** start of Exercise input **

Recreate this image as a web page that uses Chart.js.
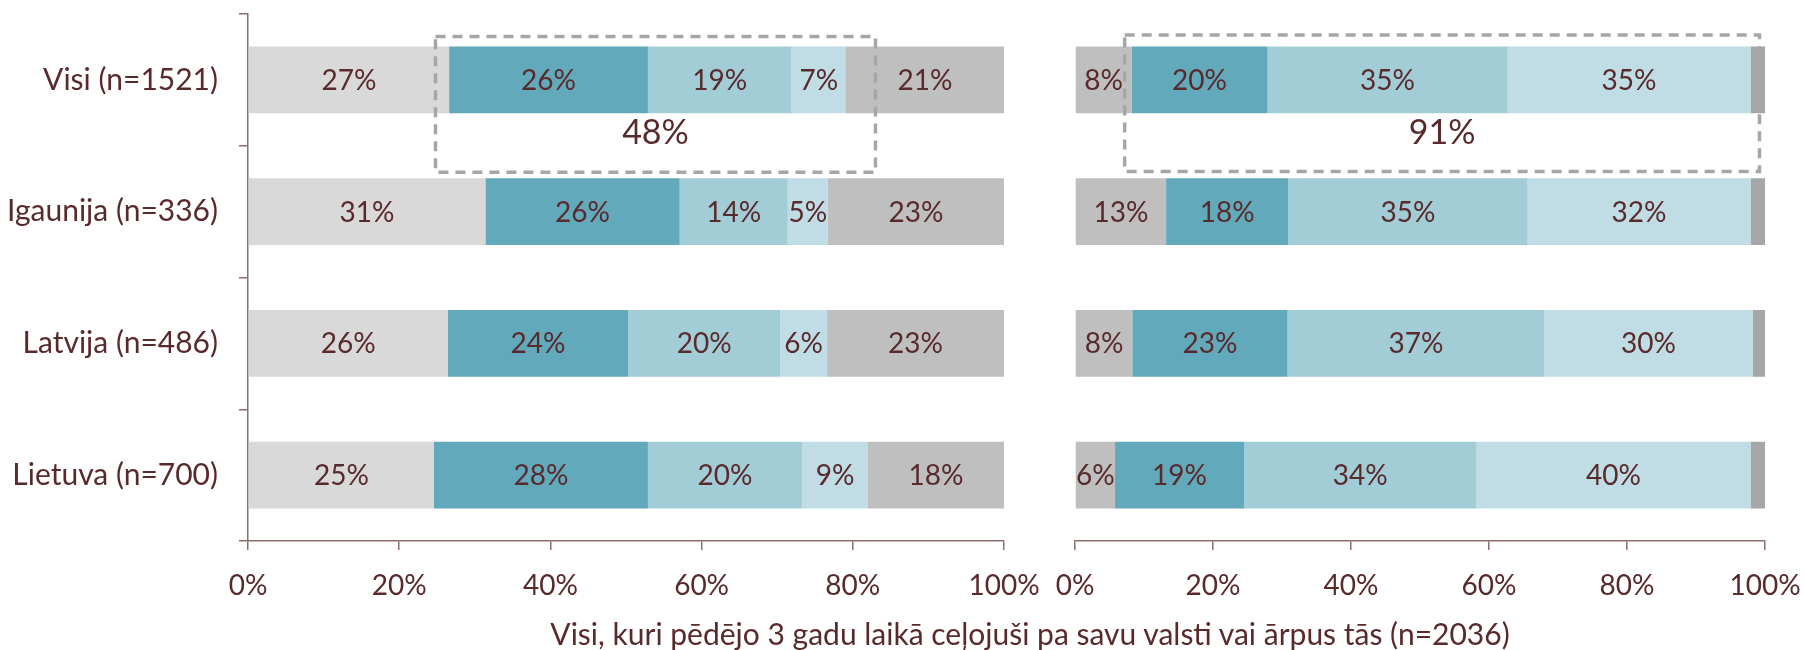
<!DOCTYPE html>
<html lang="lv">
<head>
  <meta charset="UTF-8">
  <title>Ceļojumi</title>
  <script src="https://cdn.jsdelivr.net/npm/chart.js"></script>
  <style>
    body {
      margin: 0;
      background: #fff;
    }

    .wrap {
      position: relative;
      width: 1804px;
      height: 650px;
      overflow: hidden;
      font-family: Lato, sans-serif;
    }

    canvas {
      position: absolute;
      left: 0;
      top: 0;
    }

    .nosaukums {
      position: absolute;
      top: 616px;
      left: 1030px;
      transform: translateX(-50%);
      white-space: nowrap;
      font-size: 30px;
      line-height: 34px;
      color: #592a2b;
    }
  </style>
</head>
<body>

  <div class="wrap">
    <canvas id="grafiksKreisais" width="1804" height="650" style="width:1804px;height:650px"></canvas>
    <canvas id="grafiksLabais" width="1804" height="650" style="width:1804px;height:650px"></canvas>
    <div class="nosaukums">Visi, kuri pēdējo 3 gadu laikā ceļojuši pa savu valsti vai ārpus tās (n=2036)</div>
  </div>

  <script>
    const kategorijas = ['Visi (n=1521)', 'Igaunija (n=336)', 'Latvija (n=486)', 'Lietuva (n=700)'];
    const xTicki = [0, 20, 40, 60, 80, 100];

    // kreisā daļa
    const kreisais1 = [26.6, 31.4, 26.4, 24.6];
    const kreisais2 = [26.3, 25.7, 23.9, 28.3];
    const kreisais3 = [19.0, 14.3, 20.1, 20.4];
    const kreisais4 = [7.2, 5.3, 6.2, 8.7];
    const kreisais5 = [20.9, 23.3, 23.4, 18.0];

    // labā daļa
    const labais1 = [8.2, 13.2, 8.3, 5.8];
    const labais2 = [19.7, 17.7, 22.5, 18.7];
    const labais3 = [34.8, 34.7, 37.2, 33.7];
    const labais4 = [35.2, 32.3, 30.2, 39.7];
    const labais5 = [2.1, 2.1, 1.8, 2.1];

    const kopa = ['48%', '91%'];

    const teksts = '#592a2b';
    const osa = '#8c6e6e';

    Chart.defaults.font.family = 'Lato, sans-serif';
    Chart.defaults.font.size = 28;
    Chart.defaults.color = teksts;

    // vērtības uz stabiņiem
    const vertibas = {
      id: 'vertibas',
      afterDatasetsDraw(chart) {
        const ctx = chart.ctx;
        ctx.save();
        ctx.font = '28px Lato, sans-serif';
        ctx.fillStyle = teksts;
        ctx.textAlign = 'center';
        ctx.textBaseline = 'middle';
        chart.data.datasets.forEach((ds, i) => {
          if (ds.bezEtiketes) return;
          chart.getDatasetMeta(i).data.forEach((bar, j) => {
            const { x, y, base } = bar.getProps(['x', 'y', 'base'], true);
            ctx.fillText(Math.round(ds.data[j]) + '%', (x + base) / 2, y + 1);
          });
        });
        ctx.restore();
      }
    };

    // raustītais rāmis ar kopsummu
    const ramis = {
      id: 'ramis',
      afterDatasetsDraw(chart, args, o) {
        const ctx = chart.ctx;
        const sx = chart.scales.x, sy = chart.scales.y;
        const l = sx.getPixelForValue(o.no), r = sx.getPixelForValue(o.lidz);
        const t = sy.getPixelForValue(o.augsa), b = sy.getPixelForValue(o.apaksa);
        ctx.save();
        ctx.strokeStyle = '#a6a6a6';
        ctx.lineWidth = 3.5;
        ctx.setLineDash([10, 7]);
        ctx.strokeRect(l, t, r - l, b - t);
        ctx.setLineDash([]);
        ctx.font = '34px Lato, sans-serif';
        ctx.fillStyle = teksts;
        ctx.textAlign = 'center';
        ctx.textBaseline = 'middle';
        ctx.fillText(o.teksts, sx.getPixelForValue(o.tx), sy.getPixelForValue(o.ty));
        ctx.restore();
      }
    };

    function bezPaddinga(s) {
      s.paddingTop = 0;
      s.paddingBottom = 0;
      s.paddingLeft = 0;
      s.paddingRight = 0;
    }

    function xAss() {
      return {
        stacked: true,
        min: 0,
        max: 100,
        border: { color: osa, width: 1.5 },
        grid: { drawOnChartArea: false, tickLength: 9, color: osa, lineWidth: 1.5 },
        ticks: { padding: 19, color: teksts, callback: v => v + '%' },
        afterBuildTicks(s) { s.ticks = xTicki.map(v => ({ value: v })); },
        afterFit(s) { s.height = 60; bezPaddinga(s); }
      };
    }

    function kopa1(label, data, color, extra) {
      return Object.assign({
        label, data,
        backgroundColor: color,
        borderWidth: 0,
        categoryPercentage: 0.506,
        barPercentage: 1
      }, extra || {});
    }

    new Chart(document.getElementById('grafiksKreisais'), {
      type: 'bar',
      data: {
        labels: kategorijas,
        datasets: [
          kopa1('a', kreisais1, '#d9d9d9'),
          kopa1('b', kreisais2, '#62a9bc'),
          kopa1('c', kreisais3, '#a3cdd6'),
          kopa1('d', kreisais4, '#c0dde5'),
          kopa1('e', kreisais5, '#bfbfbf')
        ]
      },
      options: {
        indexAxis: 'y',
        responsive: false,
        animation: false,
        layout: { padding: { left: 0, right: 800, top: 14, bottom: 49 } },
        scales: {
          x: xAss(),
          y: {
            stacked: true,
            border: { color: osa, width: 1.5 },
            grid: { drawOnChartArea: false, tickLength: 9, color: osa, lineWidth: 1.5, offset: true },
            ticks: { padding: 21, color: teksts, font: { size: 30 } },
            afterFit(s) { s.width = 248; bezPaddinga(s); }
          }
        },
        plugins: {
          legend: { display: false },
          tooltip: { enabled: false },
          ramis: { no: 24.8, lidz: 83.0, augsa: -0.33, apaksa: 0.702, teksts: kopa[0], tx: 53.9, ty: 0.407 }
        }
      },
      plugins: [vertibas, ramis]
    });

    new Chart(document.getElementById('grafiksLabais'), {
      type: 'bar',
      data: {
        labels: kategorijas,
        datasets: [
          kopa1('a', labais1, '#bfbfbf'),
          kopa1('b', labais2, '#62a9bc'),
          kopa1('c', labais3, '#a3cdd6'),
          kopa1('d', labais4, '#c0dde5'),
          kopa1('e', labais5, '#a6a6a6', { bezEtiketes: true })
        ]
      },
      options: {
        indexAxis: 'y',
        responsive: false,
        animation: false,
        layout: { padding: { left: 1075, right: 39, top: 14, bottom: 49 } },
        scales: {
          x: xAss(),
          y: { stacked: true, display: false }
        },
        plugins: {
          legend: { display: false },
          tooltip: { enabled: false },
          ramis: { no: 7.2, lidz: 99.2, augsa: -0.34, apaksa: 0.695, teksts: kopa[1], tx: 53.2, ty: 0.407 }
        }
      },
      plugins: [vertibas, ramis]
    });
  </script>

</body>
</html>
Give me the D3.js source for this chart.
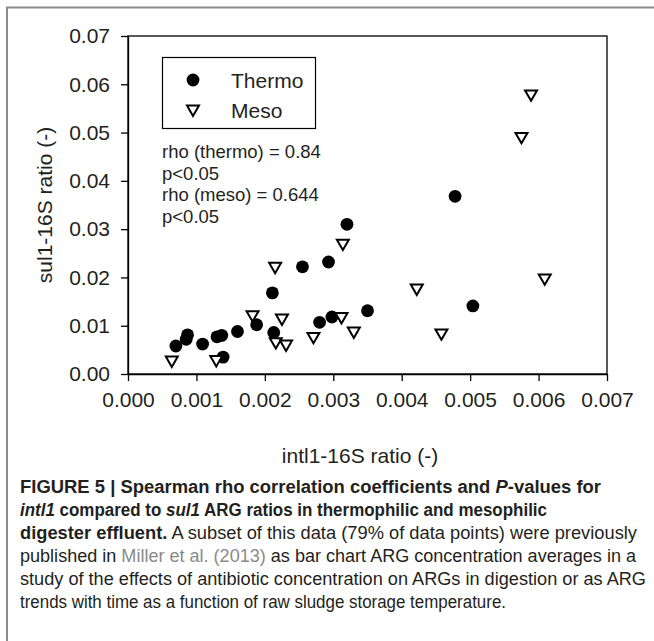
<!DOCTYPE html>
<html>
<head>
<meta charset="utf-8">
<script src="https://cdn.jsdelivr.net/npm/d3@7"></script>
<style>
  body { margin: 0; background: #fff; }
  svg { display: block; font-family: "Liberation Sans", Arial, Helvetica, sans-serif; }
</style>
</head>
<body>
<div id="chart"></div>
<script>
// intl1-16S (x) vs sul1-16S (y) ratios
var thermoX = [0.00070, 0.00085, 0.00087, 0.00109, 0.00130, 0.00137, 0.00139, 0.00160, 0.00188, 0.00211,
               0.00213, 0.00255, 0.00280, 0.00293, 0.00298, 0.00320, 0.00350, 0.00478, 0.00504]
var thermoY = [0.0058, 0.0072, 0.0081, 0.0062, 0.0077, 0.0080, 0.0035, 0.0088, 0.0102, 0.0168,
               0.0086, 0.0222, 0.0107, 0.0232, 0.0118, 0.0310, 0.0131, 0.0368, 0.0141]
var mesoX = [0.00064, 0.00129, 0.00182, 0.00215, 0.00216, 0.00225, 0.00231, 0.00271, 0.00312, 0.00314,
             0.00330, 0.00422, 0.00458, 0.00575, 0.00589, 0.00609]
var mesoY = [0.0029, 0.0030, 0.0123, 0.0223, 0.0067, 0.0116, 0.0062, 0.0078, 0.0119, 0.0271,
             0.0089, 0.0178, 0.0085, 0.0492, 0.0580, 0.0199]
var xTicks = [0, 0.001, 0.002, 0.003, 0.004, 0.005, 0.006, 0.007]
var yTicks = [0, 0.01, 0.02, 0.03, 0.04, 0.05, 0.06, 0.07]
var seriesNames = ['Thermo', 'Meso']
var statLines = ['rho (thermo) = 0.84', 'p<0.05', 'rho (meso) = 0.644', 'p<0.05']

var W = 654, H = 641,
    plot = {left: 128, right: 607, top: 36, bottom: 374},
    ink = '#231f20'

var svg = d3.select('#chart').append('svg')
    .attr('width', W)
    .attr('height', H)

// figure frame (only top and left edges fall inside the picture)
svg.append('rect')
    .attr('x', 7).attr('y', 7.5)
    .attr('width', 680).attr('height', 680)
    .attr('fill', 'none')
    .attr('stroke', '#8c8c8c')
    .attr('stroke-width', 2)

var x = d3.scaleLinear().domain([0, 0.007]).range([plot.left, plot.right])
var y = d3.scaleLinear().domain([0, 0.07]).range([plot.bottom, plot.top])

// plot box
svg.append('rect')
    .attr('x', plot.left).attr('y', plot.top)
    .attr('width', plot.right - plot.left).attr('height', plot.bottom - plot.top)
    .attr('fill', 'none').attr('stroke', '#000').attr('stroke-width', 1.3)

var xAxis = svg.append('g')
    .attr('transform', 'translate(0,' + plot.bottom + ')')
    .call(d3.axisBottom(x).tickValues(xTicks).tickFormat(d3.format('.3f')).tickSize(7).tickSizeOuter(0).tickPadding(11))
var yAxis = svg.append('g')
    .attr('transform', 'translate(' + plot.left + ',0)')
    .call(d3.axisLeft(y).tickValues(yTicks).tickFormat(d3.format('.2f')).tickSize(7).tickSizeOuter(0).tickPadding(11))

;[xAxis, yAxis].forEach(function(a) {
    a.select('.domain').attr('stroke', '#000').attr('stroke-width', 1.3)
    a.selectAll('.tick line').attr('stroke', '#000').attr('stroke-width', 1.3)
    a.selectAll('.tick text')
        .attr('fill', ink)
        .style('font-size', '21px')
        .style('font-family', '"Liberation Sans", Arial, sans-serif')
})

svg.append('text')
    .attr('x', 360).attr('y', 463)
    .attr('text-anchor', 'middle')
    .attr('fill', ink)
    .style('font-size', '21px')
    .text('intl1-16S ratio (-)')

svg.append('text')
    .attr('transform', 'translate(52,' + ((plot.top + plot.bottom) / 2) + ') rotate(-90)')
    .attr('text-anchor', 'middle')
    .attr('fill', ink)
    .style('font-size', '21px')
    .text('sul1-16S ratio (-)')

// markers
var tri = d3.symbol().type(d3.symbolTriangle).size(62)

svg.append('g').selectAll('circle')
    .data(d3.range(thermoX.length))
    .join('circle')
    .attr('cx', function(i) { return x(thermoX[i]) })
    .attr('cy', function(i) { return y(thermoY[i]) })
    .attr('r', 6.4)
    .attr('fill', '#000')

svg.append('g').selectAll('path')
    .data(d3.range(mesoX.length))
    .join('path')
    .attr('d', tri)
    .attr('transform', function(i) { return 'translate(' + x(mesoX[i]) + ',' + y(mesoY[i]) + ') rotate(180)' })
    .attr('fill', '#fff')
    .attr('stroke', '#000')
    .attr('stroke-width', 2)

// legend
var legend = svg.append('g')
legend.append('rect')
    .attr('x', 162.5).attr('y', 57.5).attr('width', 153).attr('height', 71)
    .attr('fill', '#fff').attr('stroke', '#000').attr('stroke-width', 1.2)
legend.append('circle').attr('cx', 193).attr('cy', 80).attr('r', 6.4).attr('fill', '#000')
legend.append('path').attr('d', tri)
    .attr('transform', 'translate(193,109) rotate(180)')
    .attr('fill', '#fff').attr('stroke', '#000').attr('stroke-width', 2)
legend.selectAll('text')
    .data(seriesNames)
    .join('text')
    .attr('x', 231)
    .attr('y', function(d, i) { return 88 + i * 29.5 })
    .attr('fill', ink)
    .style('font-size', '21px')
    .text(function(d) { return d })

// statistics note
svg.append('g').selectAll('text')
    .data(statLines)
    .join('text')
    .attr('x', 162)
    .attr('y', function(d, i) { return 158 + i * 21.5 })
    .attr('fill', ink)
    .style('font-size', '18.5px')
    .text(function(d) { return d })

// caption
var caption = [
    {w: 581, parts: [['FIGURE 5 | Spearman rho correlation coefficients and ', 'b'], ['P', 'bi'], ['-values for', 'b']]},
    {w: 527, parts: [['intl1', 'bi'], [' compared to ', 'b'], ['sul1', 'bi'], [' ARG ratios in thermophilic and mesophilic', 'b']]},
    {w: 617, parts: [['digester effluent.', 'b'], [' A subset of this data (79% of data points) were previously', 'n']]},
    {w: 616, parts: [['published in ', 'n'], ['Miller et al. (2013)', 'g'], [' as bar chart ARG concentration averages in a', 'n']]},
    {w: 626, parts: [['study of the effects of antibiotic concentration on ARGs in digestion or as ARG', 'n']]},
    {w: 486, parts: [['trends with time as a function of raw sludge storage temperature.', 'n']]}
]

var capG = svg.append('g')
caption.forEach(function(line, li) {
    var t = capG.append('text')
        .attr('x', 20)
        .attr('y', 493 + li * 23)
        .attr('textLength', line.w)
        .attr('lengthAdjust', 'spacingAndGlyphs')
        .attr('fill', ink)
        .style('font-size', '17.5px')
    line.parts.forEach(function(p) {
        t.append('tspan')
            .attr('font-weight', p[1].indexOf('b') >= 0 ? 'bold' : 'normal')
            .attr('font-style', p[1].indexOf('i') >= 0 ? 'italic' : 'normal')
            .attr('fill', p[1] === 'g' ? '#8a8a8a' : ink)
            .text(p[0])
    })
})
</script>
</body>
</html>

** end of Exercise input **

To do -> For each line of the listing that holds the word "this", show that line.

Exercise result ->
Recreate this image as a web page that uses Chart.js.
Give me the D3.js source for this chart.
    {w: 617, parts: [['digester effluent.', 'b'], [' A subset of this data (79% of data points) were previously', 'n']]},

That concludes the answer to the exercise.